— Begin Material provided —
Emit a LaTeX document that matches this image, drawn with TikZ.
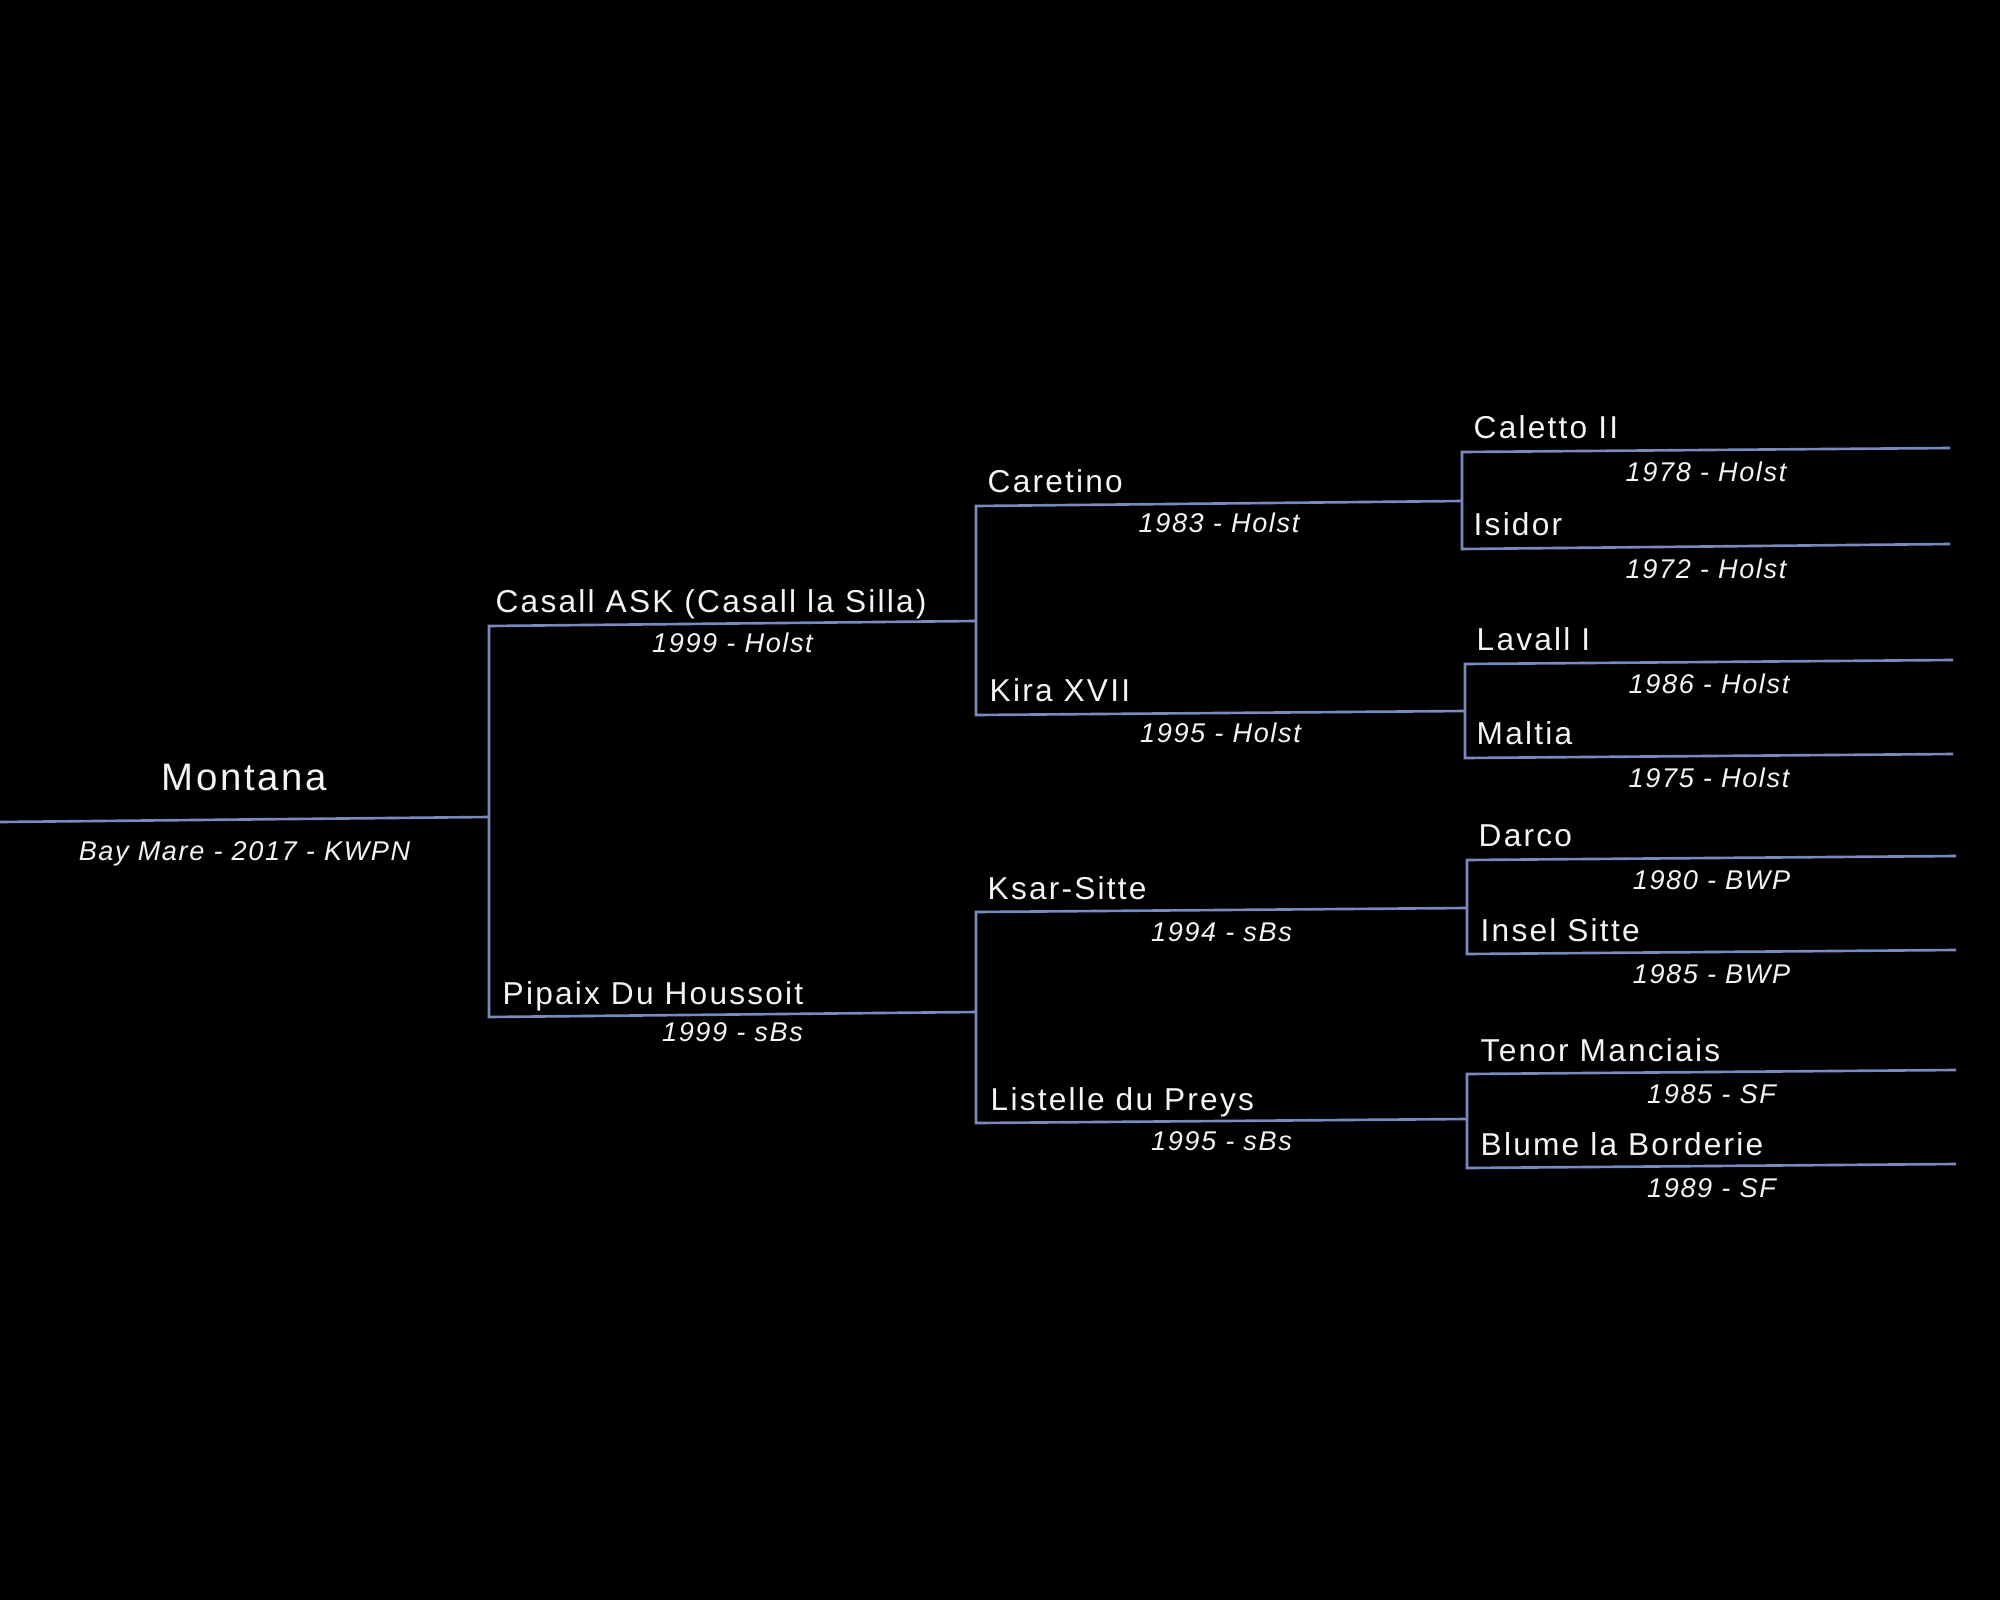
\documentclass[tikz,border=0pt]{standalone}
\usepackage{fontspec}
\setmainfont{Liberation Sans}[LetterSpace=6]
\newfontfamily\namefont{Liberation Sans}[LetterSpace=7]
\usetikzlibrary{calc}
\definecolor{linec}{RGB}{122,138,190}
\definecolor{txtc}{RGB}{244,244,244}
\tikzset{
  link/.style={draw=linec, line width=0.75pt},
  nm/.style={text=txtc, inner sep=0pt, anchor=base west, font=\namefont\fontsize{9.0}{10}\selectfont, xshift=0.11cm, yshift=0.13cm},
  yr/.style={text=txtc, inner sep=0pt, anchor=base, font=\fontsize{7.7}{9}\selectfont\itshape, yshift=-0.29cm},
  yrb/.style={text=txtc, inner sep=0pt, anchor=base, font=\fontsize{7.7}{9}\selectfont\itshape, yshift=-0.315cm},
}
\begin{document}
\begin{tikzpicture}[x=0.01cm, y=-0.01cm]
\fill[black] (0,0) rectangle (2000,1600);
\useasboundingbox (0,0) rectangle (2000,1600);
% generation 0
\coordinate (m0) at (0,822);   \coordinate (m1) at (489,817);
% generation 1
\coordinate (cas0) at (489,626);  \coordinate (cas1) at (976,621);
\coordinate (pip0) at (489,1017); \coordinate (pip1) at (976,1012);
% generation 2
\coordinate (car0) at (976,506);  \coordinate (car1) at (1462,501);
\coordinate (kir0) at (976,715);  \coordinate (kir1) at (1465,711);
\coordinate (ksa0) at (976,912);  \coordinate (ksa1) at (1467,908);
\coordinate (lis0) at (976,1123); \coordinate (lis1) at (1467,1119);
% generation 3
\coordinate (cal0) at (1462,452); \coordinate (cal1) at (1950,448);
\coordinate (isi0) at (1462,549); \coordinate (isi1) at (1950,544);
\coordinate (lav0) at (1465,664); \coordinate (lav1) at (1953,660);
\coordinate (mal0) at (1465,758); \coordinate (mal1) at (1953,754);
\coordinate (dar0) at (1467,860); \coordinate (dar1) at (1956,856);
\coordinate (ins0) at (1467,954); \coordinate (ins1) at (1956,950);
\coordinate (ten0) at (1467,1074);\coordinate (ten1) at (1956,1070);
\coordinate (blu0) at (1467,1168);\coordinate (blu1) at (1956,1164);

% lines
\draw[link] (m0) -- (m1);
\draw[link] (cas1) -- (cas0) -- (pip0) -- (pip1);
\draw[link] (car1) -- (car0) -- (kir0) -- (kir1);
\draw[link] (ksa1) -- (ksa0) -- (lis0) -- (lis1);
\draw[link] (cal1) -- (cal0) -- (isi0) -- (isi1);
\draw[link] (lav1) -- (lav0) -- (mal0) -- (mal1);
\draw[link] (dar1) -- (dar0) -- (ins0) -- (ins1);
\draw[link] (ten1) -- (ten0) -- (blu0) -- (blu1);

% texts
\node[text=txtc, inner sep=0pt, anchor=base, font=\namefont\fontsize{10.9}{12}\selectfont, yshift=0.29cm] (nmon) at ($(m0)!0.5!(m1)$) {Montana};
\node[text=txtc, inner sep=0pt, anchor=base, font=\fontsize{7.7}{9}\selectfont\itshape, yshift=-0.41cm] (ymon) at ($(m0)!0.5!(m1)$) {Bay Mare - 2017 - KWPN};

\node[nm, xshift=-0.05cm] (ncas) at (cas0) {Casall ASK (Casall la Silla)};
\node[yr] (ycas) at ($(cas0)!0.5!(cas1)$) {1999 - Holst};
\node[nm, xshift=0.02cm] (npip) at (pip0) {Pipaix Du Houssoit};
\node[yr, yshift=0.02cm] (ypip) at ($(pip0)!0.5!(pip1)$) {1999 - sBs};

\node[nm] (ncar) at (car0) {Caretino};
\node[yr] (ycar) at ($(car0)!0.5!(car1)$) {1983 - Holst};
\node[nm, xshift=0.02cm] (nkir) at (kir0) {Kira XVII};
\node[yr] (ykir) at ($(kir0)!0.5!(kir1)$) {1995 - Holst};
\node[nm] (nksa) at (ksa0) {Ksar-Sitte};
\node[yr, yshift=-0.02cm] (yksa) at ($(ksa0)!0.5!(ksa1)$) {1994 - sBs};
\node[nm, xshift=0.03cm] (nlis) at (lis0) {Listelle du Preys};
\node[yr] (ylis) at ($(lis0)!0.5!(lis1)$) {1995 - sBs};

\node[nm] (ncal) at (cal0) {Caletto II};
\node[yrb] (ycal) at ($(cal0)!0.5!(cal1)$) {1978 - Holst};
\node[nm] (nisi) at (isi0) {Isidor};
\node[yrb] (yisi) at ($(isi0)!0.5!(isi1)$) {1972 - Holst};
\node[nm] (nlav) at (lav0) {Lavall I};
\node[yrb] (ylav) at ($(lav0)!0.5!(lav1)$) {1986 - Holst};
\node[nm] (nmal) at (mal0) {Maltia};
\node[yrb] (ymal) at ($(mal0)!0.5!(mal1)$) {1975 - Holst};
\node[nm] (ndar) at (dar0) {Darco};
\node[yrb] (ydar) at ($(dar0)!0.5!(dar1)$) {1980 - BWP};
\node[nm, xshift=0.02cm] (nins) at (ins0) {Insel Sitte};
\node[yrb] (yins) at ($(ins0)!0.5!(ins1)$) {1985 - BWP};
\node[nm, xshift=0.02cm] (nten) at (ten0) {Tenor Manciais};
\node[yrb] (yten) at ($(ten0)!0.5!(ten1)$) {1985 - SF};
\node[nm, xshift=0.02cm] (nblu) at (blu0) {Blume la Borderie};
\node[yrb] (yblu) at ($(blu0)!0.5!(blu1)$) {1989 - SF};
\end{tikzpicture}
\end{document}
— End Material provided —
— Begin Material provided —
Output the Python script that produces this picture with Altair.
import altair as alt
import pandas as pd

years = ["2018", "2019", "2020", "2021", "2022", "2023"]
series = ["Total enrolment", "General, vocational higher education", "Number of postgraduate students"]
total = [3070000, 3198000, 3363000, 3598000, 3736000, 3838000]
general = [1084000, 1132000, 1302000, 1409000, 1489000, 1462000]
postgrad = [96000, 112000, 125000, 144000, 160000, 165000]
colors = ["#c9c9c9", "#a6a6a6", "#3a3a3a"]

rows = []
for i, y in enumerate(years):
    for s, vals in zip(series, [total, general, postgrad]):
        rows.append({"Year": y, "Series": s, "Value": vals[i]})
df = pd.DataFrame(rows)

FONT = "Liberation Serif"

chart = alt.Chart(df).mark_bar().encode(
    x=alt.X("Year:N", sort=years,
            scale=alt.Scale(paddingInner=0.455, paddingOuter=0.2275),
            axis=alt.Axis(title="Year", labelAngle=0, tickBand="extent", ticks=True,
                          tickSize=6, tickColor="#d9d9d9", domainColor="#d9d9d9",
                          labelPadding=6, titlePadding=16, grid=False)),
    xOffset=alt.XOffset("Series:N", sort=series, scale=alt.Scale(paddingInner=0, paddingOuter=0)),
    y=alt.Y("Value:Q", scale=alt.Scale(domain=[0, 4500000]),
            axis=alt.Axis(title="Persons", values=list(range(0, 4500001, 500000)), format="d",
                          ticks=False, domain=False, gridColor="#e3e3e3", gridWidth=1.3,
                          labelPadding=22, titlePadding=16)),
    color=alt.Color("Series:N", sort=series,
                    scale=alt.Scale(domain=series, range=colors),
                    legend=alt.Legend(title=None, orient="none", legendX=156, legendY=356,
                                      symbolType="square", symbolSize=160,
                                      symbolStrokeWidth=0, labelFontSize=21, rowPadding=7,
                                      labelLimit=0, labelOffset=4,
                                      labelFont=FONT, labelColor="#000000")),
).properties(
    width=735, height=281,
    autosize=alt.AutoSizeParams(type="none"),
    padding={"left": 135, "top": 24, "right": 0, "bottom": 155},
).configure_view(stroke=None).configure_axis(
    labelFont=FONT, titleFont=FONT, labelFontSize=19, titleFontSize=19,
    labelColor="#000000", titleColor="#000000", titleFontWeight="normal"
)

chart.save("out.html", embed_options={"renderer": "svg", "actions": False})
— End Material provided —
— Begin Material provided —
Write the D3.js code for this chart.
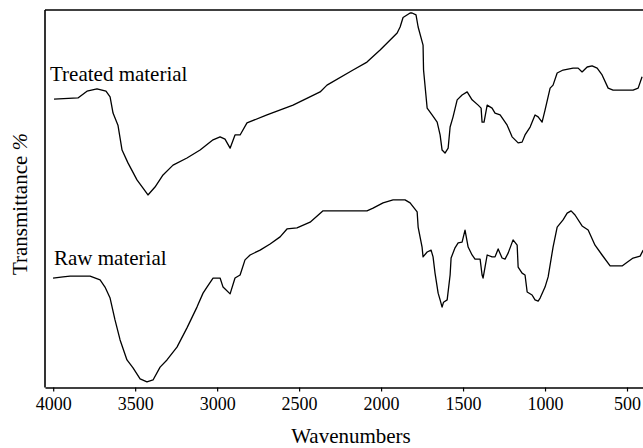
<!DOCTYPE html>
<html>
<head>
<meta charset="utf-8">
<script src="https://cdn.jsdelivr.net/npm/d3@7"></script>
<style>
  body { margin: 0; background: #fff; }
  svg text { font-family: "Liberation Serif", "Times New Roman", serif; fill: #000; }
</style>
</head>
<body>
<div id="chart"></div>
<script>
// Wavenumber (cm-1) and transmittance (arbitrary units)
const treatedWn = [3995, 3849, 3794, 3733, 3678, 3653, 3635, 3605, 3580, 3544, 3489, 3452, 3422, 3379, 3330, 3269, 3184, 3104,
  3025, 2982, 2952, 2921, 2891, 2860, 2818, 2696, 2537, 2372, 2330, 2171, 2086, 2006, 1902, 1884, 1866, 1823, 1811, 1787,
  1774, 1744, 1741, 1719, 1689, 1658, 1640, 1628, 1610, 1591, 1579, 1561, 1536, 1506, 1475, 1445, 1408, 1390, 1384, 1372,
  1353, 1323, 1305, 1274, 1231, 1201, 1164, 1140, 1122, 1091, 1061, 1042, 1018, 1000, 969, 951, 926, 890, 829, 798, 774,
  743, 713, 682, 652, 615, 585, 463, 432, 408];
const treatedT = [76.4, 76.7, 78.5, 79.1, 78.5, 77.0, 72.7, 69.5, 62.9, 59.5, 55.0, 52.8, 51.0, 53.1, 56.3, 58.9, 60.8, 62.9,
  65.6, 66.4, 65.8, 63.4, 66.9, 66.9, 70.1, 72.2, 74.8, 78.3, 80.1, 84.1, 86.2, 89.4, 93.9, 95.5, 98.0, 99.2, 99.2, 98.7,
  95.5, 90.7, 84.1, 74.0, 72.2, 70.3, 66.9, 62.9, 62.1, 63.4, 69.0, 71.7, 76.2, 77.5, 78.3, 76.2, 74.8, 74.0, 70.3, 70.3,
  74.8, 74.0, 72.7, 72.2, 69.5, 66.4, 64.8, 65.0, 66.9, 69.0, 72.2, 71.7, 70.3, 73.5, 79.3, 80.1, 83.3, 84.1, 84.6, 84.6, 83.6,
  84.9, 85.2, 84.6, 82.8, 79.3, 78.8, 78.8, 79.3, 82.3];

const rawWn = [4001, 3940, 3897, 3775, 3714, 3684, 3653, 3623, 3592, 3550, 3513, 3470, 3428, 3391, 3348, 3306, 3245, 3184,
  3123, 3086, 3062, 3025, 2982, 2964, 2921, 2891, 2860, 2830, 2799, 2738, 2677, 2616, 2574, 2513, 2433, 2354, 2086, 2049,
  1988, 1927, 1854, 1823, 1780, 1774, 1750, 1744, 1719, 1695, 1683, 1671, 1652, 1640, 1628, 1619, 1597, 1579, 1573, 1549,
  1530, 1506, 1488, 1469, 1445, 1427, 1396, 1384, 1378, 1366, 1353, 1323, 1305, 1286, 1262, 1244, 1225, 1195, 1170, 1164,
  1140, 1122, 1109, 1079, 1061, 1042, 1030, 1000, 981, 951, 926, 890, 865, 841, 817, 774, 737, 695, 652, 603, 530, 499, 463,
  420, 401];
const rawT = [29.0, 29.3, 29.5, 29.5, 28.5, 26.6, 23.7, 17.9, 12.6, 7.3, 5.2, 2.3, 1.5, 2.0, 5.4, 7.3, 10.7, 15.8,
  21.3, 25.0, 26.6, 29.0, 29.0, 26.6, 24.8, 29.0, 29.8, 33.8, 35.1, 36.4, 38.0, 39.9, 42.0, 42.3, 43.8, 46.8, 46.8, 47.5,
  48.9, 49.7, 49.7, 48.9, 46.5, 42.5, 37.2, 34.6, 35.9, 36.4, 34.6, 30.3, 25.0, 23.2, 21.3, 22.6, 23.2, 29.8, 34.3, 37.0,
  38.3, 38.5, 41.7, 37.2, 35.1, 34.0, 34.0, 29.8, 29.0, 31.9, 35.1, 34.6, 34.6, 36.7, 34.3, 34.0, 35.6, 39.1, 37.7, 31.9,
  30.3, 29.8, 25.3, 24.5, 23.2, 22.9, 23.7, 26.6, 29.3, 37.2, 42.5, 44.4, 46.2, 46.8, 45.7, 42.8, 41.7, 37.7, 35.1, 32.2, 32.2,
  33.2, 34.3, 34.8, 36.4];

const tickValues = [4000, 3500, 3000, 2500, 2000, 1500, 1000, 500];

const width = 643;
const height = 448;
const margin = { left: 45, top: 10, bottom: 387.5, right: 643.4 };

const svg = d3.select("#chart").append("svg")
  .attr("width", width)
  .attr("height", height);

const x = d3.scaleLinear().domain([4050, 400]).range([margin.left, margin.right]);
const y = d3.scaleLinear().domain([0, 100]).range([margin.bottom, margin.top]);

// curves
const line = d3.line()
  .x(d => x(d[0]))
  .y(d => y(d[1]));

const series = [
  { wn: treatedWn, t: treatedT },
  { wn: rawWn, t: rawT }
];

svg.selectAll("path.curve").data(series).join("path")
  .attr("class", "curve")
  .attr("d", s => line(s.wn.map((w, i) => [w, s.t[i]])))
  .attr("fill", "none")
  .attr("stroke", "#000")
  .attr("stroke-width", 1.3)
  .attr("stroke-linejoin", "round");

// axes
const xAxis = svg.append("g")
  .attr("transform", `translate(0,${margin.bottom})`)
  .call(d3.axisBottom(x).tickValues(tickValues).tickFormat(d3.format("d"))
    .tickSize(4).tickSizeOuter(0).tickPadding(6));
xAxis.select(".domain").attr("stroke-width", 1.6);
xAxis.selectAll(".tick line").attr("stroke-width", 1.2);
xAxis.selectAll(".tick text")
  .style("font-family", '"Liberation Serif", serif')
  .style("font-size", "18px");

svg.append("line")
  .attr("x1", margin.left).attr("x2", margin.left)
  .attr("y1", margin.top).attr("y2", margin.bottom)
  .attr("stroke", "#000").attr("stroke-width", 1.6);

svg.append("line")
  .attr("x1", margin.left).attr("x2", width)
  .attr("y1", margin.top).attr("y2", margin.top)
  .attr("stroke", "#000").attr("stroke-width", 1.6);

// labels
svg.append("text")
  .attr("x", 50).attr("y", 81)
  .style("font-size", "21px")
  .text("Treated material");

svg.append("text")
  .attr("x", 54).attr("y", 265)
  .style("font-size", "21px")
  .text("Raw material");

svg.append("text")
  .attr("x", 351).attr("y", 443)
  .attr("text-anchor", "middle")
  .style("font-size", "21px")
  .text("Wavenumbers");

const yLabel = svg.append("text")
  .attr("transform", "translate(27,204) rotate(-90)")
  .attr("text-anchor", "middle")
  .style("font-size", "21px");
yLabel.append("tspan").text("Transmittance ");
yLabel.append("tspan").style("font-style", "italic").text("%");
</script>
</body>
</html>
— End Material provided —
• Required task:
In the listing above, count each line that holds the string "with". Give the number only.

• Task output:
2